Every small business owner I speak to in Lancashire says the same thing. They love their staff. They want to treat them well. They already do. But every new regulation adds cost, and every new cost has to come from somewhere. It comes from prices. It comes from profit. It comes from jobs that don't get created. And increasingly, it comes from the decision not to hire at all — or to hire a contractor, or automate, or offshore.
The Institute of Directors and the Federation of Small Businesses have been sounding the alarm for months. The response from the Labour front bench? A shrug. They don't understand business because most of them have never been in one. Their idea of a working life is moving from student politics to a special adviser job to a safe seat, and they frame every conversation about employment as if it were a battle between heroic workers and villainous bosses.
The Fair Work Agency Problem
Let's talk about this new Fair Work Agency. Another quango, another budget, another layer of government sitting on top of businesses that already face HMRC, HSE, the Information Commissioner, local council licensing, and a dozen sector-specific regulators. Its remit is broad and vague — always a warning sign. Expect mission creep. Expect dawn raids. Expect a flood of vexatious complaints that the agency has every incentive to pursue because it justifies its own existence.
The agency will "oversee compliance." Fine words. In practice it means another official with a clipboard and a grievance telling a fifty-year-old plumber from Preston that his holiday-pay spreadsheet doesn't meet the prescribed format. And if he can't produce six years of records? Penalties.
What Reform UK Would Do
Reform UK would repeal the worst elements of the Employment Rights Act. We'd abolish the Fair Work Agency before its budget triples — as quango budgets always do. We'd cut the record-keeping burden on small businesses. We'd protect genuine worker rights — nobody wants a return to sweatshops — while recognising that over-regulation kills the very jobs those rights are meant to protect.

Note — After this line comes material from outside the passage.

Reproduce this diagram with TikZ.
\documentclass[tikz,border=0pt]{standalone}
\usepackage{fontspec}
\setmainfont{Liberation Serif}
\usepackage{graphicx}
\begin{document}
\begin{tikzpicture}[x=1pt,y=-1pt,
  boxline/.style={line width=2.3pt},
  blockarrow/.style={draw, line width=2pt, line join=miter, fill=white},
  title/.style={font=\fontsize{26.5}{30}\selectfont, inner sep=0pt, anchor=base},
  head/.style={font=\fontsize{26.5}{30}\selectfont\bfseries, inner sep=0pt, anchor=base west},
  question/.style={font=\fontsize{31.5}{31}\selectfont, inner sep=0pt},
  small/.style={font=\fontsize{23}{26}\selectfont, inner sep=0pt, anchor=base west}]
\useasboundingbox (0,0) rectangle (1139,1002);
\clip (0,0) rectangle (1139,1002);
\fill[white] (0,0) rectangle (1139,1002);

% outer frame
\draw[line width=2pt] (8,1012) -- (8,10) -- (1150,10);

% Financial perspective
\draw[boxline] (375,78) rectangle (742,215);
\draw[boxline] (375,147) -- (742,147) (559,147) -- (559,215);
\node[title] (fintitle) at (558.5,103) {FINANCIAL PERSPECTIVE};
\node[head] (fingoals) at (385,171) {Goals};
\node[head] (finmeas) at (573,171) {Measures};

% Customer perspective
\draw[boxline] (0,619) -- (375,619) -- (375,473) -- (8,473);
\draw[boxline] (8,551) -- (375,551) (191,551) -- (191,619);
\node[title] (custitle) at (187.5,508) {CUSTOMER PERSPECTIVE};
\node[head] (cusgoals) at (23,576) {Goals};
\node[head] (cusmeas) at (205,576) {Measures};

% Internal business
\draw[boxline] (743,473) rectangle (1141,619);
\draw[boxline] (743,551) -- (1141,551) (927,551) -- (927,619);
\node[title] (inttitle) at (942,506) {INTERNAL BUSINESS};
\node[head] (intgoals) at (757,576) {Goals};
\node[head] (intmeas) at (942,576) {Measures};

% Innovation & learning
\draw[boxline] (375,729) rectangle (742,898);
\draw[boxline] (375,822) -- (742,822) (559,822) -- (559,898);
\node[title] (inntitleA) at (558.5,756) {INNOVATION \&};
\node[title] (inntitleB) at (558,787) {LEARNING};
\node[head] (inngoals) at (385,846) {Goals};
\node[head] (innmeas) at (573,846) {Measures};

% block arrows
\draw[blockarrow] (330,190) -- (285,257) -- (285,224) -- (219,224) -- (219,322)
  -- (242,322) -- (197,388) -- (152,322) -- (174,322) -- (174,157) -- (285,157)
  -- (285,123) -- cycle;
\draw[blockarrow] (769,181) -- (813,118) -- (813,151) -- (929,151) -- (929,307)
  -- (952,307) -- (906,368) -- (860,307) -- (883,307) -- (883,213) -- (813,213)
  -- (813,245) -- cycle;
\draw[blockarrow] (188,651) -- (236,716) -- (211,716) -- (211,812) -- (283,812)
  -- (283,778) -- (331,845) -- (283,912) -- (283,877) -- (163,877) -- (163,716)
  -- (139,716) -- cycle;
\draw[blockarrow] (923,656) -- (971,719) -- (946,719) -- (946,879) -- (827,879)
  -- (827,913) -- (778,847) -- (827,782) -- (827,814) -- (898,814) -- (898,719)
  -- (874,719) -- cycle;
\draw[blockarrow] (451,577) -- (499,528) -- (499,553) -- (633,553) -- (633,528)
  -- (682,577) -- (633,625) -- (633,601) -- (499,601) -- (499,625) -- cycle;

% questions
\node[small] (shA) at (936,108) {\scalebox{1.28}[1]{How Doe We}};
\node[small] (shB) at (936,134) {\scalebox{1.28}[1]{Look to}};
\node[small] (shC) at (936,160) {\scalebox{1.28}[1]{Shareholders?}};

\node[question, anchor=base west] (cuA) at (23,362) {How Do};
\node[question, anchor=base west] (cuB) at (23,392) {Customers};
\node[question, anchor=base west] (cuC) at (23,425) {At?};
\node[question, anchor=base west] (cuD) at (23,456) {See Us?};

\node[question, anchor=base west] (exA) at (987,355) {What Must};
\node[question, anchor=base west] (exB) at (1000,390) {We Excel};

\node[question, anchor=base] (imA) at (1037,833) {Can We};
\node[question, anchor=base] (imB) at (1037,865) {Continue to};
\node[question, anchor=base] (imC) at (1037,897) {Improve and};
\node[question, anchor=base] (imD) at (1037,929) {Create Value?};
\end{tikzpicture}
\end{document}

Labour thinks it's helping workers. In reality it's making employment so risky that small businesses will stop creating jobs, large employers will automate, and the young people entering the labour market in 2027 will find fewer opportunities than their parents had. You cannot protect workers by strangling the businesses that employ them. That lesson used to be obvious. Labour has forgotten it. Reform UK hasn't.